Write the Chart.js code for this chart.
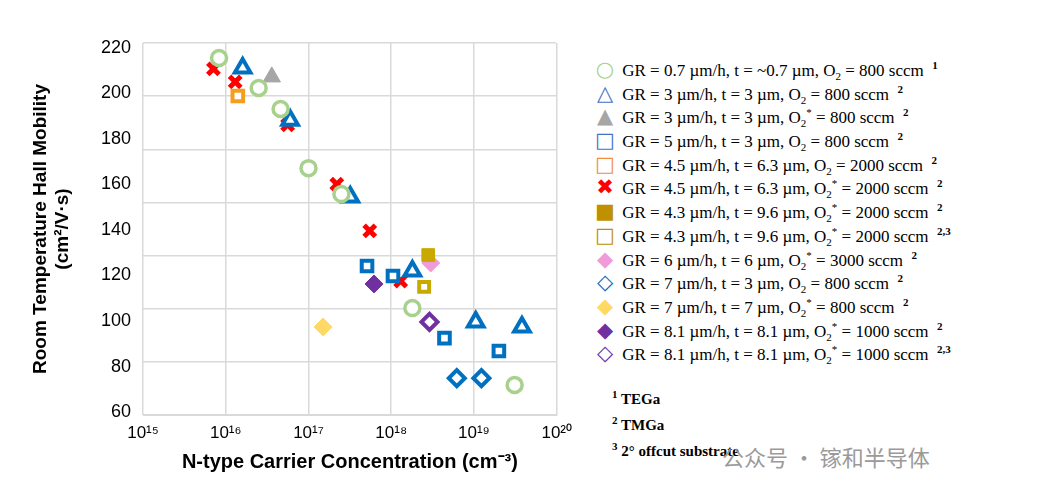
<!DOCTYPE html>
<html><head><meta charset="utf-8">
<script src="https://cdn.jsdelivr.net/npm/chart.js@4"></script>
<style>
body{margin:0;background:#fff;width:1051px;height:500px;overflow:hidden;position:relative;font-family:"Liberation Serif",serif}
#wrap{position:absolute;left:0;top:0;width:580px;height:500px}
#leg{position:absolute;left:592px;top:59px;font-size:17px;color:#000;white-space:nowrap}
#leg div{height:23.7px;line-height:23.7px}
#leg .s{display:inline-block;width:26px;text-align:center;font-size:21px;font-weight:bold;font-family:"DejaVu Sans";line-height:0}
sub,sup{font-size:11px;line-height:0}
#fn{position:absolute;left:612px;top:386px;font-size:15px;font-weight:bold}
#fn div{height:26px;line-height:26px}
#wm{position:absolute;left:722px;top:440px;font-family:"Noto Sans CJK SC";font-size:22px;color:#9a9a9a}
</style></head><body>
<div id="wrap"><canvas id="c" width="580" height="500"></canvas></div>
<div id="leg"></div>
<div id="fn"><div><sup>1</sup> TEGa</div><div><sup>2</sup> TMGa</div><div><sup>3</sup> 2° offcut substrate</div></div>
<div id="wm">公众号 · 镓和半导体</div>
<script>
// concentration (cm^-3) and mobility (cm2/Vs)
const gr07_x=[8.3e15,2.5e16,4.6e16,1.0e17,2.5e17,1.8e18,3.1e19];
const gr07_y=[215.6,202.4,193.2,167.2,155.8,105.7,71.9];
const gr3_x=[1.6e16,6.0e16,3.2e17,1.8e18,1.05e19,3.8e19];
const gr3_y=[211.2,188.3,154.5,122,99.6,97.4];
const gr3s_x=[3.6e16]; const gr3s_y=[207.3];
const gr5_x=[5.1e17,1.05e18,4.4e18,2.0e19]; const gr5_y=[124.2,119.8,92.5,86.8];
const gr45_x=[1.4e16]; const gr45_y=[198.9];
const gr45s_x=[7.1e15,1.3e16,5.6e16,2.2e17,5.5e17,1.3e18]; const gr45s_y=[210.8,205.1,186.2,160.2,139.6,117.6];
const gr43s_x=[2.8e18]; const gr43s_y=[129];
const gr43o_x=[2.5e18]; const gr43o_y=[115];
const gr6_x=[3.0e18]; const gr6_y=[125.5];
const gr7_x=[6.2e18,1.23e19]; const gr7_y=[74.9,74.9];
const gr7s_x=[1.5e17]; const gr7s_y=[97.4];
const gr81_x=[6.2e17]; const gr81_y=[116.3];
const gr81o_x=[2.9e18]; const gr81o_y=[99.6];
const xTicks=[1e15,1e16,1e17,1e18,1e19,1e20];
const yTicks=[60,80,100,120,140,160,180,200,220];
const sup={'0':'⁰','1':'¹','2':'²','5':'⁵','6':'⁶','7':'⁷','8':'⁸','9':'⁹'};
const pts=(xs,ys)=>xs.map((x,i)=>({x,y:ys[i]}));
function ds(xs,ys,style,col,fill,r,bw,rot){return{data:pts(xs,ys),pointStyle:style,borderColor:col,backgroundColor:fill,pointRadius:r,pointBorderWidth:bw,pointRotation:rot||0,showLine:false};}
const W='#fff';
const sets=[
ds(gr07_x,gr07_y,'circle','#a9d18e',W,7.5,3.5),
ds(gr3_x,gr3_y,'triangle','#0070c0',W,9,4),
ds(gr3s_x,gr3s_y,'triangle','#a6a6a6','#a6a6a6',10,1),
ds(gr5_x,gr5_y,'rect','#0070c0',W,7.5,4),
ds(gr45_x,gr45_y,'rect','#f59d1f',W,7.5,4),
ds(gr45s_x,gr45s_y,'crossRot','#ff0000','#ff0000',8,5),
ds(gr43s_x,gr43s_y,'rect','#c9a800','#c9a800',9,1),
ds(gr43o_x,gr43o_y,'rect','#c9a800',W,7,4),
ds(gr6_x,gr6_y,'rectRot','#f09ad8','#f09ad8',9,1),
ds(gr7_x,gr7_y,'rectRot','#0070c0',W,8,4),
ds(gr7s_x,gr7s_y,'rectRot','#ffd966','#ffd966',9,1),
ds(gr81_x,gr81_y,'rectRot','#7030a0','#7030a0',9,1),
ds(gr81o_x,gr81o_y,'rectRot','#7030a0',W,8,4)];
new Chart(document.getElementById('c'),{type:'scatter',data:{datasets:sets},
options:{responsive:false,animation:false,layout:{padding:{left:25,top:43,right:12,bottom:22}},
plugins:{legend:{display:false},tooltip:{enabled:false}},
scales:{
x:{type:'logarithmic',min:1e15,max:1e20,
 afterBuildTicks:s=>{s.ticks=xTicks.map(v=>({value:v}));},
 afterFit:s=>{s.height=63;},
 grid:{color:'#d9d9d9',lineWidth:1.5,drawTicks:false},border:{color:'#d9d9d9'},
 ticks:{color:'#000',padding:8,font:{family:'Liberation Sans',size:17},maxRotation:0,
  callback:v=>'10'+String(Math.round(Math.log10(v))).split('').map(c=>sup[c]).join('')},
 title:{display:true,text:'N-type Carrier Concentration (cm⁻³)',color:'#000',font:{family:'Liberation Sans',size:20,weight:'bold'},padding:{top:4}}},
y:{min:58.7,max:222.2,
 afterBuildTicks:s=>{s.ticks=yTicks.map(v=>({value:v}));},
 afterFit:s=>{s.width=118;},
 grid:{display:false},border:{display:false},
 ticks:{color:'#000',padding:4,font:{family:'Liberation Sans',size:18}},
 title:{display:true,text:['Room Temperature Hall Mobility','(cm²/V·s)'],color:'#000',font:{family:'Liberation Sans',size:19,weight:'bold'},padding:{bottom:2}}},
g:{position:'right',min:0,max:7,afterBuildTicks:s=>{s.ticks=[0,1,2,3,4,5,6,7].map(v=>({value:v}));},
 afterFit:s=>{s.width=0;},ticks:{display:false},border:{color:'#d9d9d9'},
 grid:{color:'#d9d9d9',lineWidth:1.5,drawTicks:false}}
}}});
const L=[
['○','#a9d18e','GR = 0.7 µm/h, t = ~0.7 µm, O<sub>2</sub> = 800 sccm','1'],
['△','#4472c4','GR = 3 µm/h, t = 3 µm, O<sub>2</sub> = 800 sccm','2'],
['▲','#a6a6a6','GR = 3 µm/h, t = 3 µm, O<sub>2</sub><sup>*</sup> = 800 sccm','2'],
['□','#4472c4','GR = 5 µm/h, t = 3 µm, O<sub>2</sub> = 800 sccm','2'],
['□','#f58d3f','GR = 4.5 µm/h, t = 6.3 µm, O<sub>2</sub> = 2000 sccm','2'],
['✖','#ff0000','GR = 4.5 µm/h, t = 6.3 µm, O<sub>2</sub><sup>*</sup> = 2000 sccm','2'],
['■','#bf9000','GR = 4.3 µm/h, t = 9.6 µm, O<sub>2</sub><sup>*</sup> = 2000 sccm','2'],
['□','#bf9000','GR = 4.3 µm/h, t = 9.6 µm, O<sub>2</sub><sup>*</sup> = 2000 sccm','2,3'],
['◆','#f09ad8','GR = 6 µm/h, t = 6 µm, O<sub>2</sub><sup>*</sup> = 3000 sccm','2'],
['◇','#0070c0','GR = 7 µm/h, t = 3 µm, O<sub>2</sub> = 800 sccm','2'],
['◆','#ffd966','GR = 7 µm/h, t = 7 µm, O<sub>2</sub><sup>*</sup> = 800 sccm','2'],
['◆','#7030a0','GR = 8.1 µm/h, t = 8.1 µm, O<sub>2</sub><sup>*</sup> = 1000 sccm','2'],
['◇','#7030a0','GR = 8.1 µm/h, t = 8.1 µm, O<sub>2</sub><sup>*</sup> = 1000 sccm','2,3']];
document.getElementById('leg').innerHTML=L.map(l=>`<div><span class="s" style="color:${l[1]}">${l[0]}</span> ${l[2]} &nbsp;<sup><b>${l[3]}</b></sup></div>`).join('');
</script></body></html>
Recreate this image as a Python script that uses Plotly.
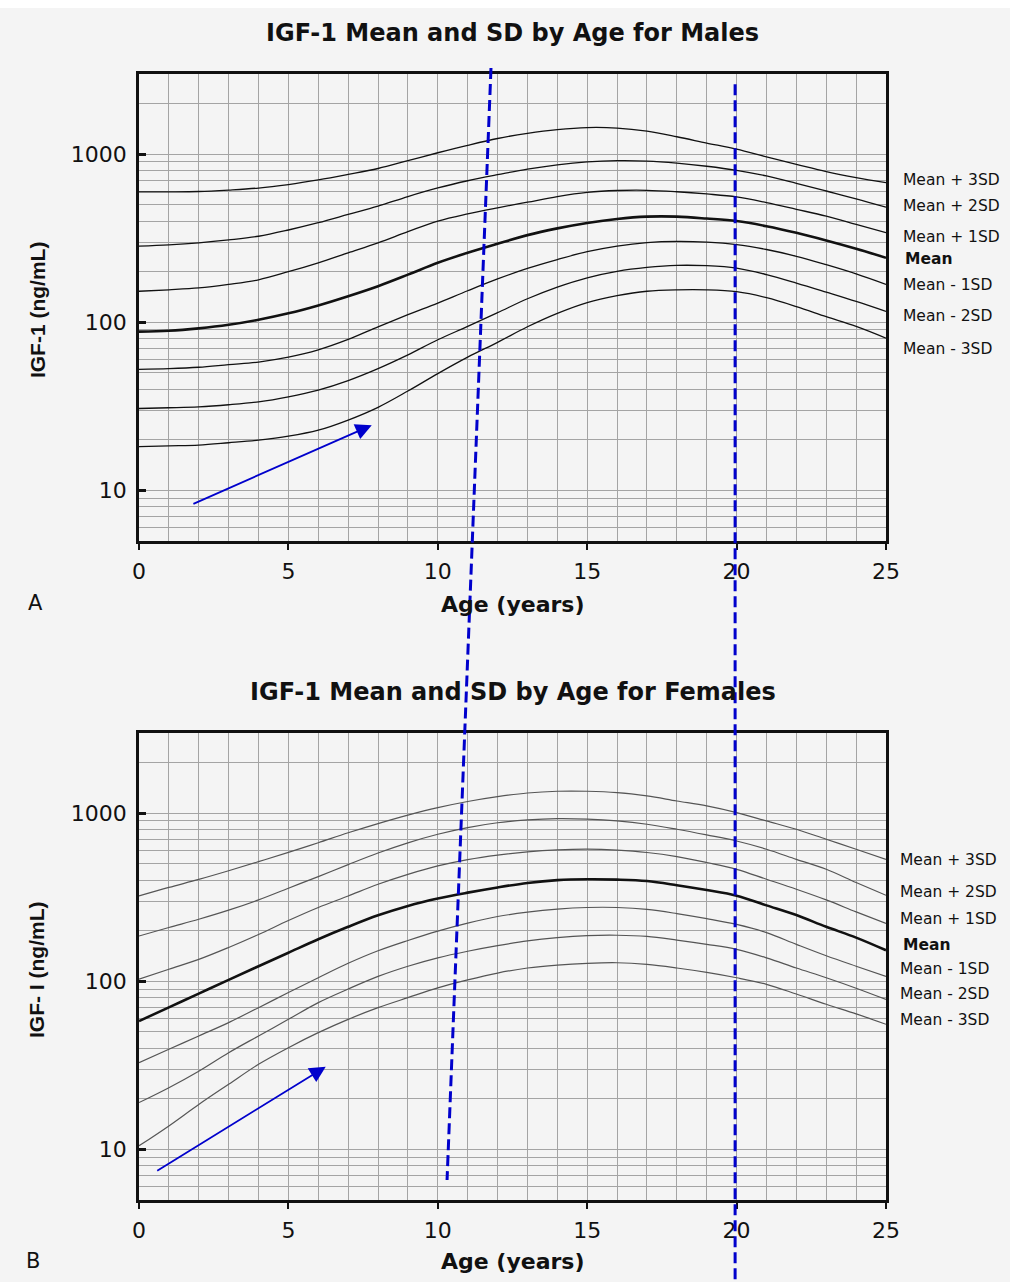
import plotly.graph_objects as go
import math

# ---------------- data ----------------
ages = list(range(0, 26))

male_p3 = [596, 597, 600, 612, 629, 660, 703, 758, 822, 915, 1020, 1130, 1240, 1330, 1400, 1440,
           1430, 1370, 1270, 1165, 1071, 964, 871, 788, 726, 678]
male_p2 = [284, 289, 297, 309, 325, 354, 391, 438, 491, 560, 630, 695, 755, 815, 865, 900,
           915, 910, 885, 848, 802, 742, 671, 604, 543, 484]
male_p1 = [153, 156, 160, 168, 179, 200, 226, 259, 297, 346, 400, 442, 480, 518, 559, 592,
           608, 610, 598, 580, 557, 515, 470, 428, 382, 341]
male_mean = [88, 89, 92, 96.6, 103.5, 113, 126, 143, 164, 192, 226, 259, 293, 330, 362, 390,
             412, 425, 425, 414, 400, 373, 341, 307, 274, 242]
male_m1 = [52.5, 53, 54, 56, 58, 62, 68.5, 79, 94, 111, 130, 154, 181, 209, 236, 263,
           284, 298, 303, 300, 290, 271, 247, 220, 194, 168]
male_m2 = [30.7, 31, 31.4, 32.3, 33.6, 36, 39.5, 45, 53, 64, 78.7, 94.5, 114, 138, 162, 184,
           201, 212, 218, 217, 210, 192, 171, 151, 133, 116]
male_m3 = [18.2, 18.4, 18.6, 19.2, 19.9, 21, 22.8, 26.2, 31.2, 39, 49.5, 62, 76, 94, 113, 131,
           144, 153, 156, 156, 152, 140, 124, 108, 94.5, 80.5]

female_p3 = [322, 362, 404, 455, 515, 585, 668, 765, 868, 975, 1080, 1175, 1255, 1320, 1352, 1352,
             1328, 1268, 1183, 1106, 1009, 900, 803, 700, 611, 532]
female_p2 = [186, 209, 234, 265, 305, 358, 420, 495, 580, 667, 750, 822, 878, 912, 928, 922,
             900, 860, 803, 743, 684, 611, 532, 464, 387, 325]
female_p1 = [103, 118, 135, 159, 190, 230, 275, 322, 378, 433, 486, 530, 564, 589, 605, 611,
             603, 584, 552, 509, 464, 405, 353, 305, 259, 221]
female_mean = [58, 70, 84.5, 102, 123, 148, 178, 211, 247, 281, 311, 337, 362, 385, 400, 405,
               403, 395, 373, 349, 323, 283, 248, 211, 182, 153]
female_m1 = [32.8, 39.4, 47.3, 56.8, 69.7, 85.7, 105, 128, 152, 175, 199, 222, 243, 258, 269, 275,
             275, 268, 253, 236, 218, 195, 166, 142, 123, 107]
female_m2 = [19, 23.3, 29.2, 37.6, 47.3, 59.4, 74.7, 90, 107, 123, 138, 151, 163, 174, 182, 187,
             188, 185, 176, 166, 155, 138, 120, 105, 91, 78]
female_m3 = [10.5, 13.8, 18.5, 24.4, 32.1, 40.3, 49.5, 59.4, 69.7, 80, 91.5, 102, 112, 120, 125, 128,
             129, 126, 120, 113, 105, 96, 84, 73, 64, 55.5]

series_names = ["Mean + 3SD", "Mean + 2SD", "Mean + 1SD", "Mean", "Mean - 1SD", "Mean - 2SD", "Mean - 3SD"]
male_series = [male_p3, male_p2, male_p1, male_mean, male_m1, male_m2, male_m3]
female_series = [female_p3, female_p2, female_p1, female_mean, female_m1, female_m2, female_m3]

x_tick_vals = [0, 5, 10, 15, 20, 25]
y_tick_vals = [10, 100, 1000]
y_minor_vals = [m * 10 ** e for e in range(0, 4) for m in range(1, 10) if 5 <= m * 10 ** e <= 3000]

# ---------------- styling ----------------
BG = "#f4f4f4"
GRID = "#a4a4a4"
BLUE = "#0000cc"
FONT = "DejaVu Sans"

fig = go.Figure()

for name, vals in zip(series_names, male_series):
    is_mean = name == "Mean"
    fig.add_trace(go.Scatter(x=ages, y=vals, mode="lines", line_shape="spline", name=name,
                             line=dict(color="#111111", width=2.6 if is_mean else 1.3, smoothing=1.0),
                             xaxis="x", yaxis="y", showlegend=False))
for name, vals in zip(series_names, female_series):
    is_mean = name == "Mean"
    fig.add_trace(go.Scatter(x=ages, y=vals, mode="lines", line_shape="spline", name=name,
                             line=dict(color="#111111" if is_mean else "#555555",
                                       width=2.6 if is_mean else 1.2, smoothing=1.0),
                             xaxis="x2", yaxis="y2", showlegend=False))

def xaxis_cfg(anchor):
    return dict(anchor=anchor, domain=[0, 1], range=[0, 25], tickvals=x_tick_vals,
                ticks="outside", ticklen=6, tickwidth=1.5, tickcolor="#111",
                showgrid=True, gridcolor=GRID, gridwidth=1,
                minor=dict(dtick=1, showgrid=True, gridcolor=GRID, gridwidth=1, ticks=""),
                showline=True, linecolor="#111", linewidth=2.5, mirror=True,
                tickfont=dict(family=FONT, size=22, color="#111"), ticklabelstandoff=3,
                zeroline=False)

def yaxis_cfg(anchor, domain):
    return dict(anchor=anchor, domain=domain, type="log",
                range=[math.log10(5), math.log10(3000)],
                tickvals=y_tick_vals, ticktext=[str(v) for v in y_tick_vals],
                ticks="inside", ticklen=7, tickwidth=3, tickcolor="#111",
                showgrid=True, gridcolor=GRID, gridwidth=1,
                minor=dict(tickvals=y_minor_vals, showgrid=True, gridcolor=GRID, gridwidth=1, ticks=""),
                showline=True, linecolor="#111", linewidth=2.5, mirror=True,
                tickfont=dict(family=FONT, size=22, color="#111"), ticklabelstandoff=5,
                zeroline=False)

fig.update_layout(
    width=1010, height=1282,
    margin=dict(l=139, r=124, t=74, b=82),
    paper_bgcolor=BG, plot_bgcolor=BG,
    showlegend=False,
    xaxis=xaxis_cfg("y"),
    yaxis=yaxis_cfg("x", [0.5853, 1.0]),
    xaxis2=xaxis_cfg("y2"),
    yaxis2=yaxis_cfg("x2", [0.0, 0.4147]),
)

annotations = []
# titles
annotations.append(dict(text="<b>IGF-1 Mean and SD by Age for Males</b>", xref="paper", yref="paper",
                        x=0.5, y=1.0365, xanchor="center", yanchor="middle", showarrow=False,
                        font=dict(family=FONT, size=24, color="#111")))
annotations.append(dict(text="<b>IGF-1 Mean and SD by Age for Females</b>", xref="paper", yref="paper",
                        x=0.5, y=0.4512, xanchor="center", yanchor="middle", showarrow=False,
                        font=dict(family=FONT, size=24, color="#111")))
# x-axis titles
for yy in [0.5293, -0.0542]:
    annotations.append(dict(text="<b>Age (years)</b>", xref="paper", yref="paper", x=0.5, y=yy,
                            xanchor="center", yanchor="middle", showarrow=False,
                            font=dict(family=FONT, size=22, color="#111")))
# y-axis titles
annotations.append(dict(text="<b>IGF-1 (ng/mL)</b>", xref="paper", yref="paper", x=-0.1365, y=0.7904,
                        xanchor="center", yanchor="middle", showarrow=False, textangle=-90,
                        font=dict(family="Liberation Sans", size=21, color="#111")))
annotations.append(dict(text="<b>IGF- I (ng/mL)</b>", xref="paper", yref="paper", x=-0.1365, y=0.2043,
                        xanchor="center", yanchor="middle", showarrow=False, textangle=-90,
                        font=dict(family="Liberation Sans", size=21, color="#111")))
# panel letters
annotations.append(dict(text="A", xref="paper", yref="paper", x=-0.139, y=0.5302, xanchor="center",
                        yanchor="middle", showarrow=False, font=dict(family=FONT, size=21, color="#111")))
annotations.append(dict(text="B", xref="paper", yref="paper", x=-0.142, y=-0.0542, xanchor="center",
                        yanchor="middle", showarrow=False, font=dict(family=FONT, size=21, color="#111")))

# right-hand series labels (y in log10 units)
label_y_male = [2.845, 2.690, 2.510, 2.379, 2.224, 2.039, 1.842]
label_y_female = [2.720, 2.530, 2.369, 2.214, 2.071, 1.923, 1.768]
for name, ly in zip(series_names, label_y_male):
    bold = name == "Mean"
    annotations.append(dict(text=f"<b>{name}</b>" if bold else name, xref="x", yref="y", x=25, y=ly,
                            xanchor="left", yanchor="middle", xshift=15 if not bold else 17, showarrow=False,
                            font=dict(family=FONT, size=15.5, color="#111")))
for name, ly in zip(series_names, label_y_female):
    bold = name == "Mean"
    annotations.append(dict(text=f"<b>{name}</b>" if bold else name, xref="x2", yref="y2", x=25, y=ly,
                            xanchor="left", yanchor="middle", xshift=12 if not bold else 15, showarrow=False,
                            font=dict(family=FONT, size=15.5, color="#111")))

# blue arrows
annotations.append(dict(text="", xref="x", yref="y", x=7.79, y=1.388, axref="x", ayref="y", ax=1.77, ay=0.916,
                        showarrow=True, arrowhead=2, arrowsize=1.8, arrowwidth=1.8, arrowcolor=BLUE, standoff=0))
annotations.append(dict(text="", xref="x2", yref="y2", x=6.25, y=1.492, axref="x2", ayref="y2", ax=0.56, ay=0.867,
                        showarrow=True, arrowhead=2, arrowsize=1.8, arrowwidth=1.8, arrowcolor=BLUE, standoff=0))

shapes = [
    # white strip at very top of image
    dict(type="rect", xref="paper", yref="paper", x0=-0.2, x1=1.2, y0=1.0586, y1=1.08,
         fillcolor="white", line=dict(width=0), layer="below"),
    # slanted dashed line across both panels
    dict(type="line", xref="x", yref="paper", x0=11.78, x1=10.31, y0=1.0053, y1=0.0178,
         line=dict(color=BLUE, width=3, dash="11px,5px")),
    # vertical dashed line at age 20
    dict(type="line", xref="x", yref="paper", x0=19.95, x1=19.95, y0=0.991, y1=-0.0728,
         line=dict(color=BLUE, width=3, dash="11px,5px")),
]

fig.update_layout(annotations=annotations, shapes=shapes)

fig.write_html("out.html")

◆ ◆ ◆ ◆

WHAT TO PRODUCE: Pull out only the lines from the one with "Recreate this image" up to and including the one with "ages = list(range(0, 26))", and drop any pictures along the way.

RESPONSE TO THIS EXERCISE:
Recreate this image as a Python script that uses Plotly.
import plotly.graph_objects as go
import math

# ---------------- data ----------------
ages = list(range(0, 26))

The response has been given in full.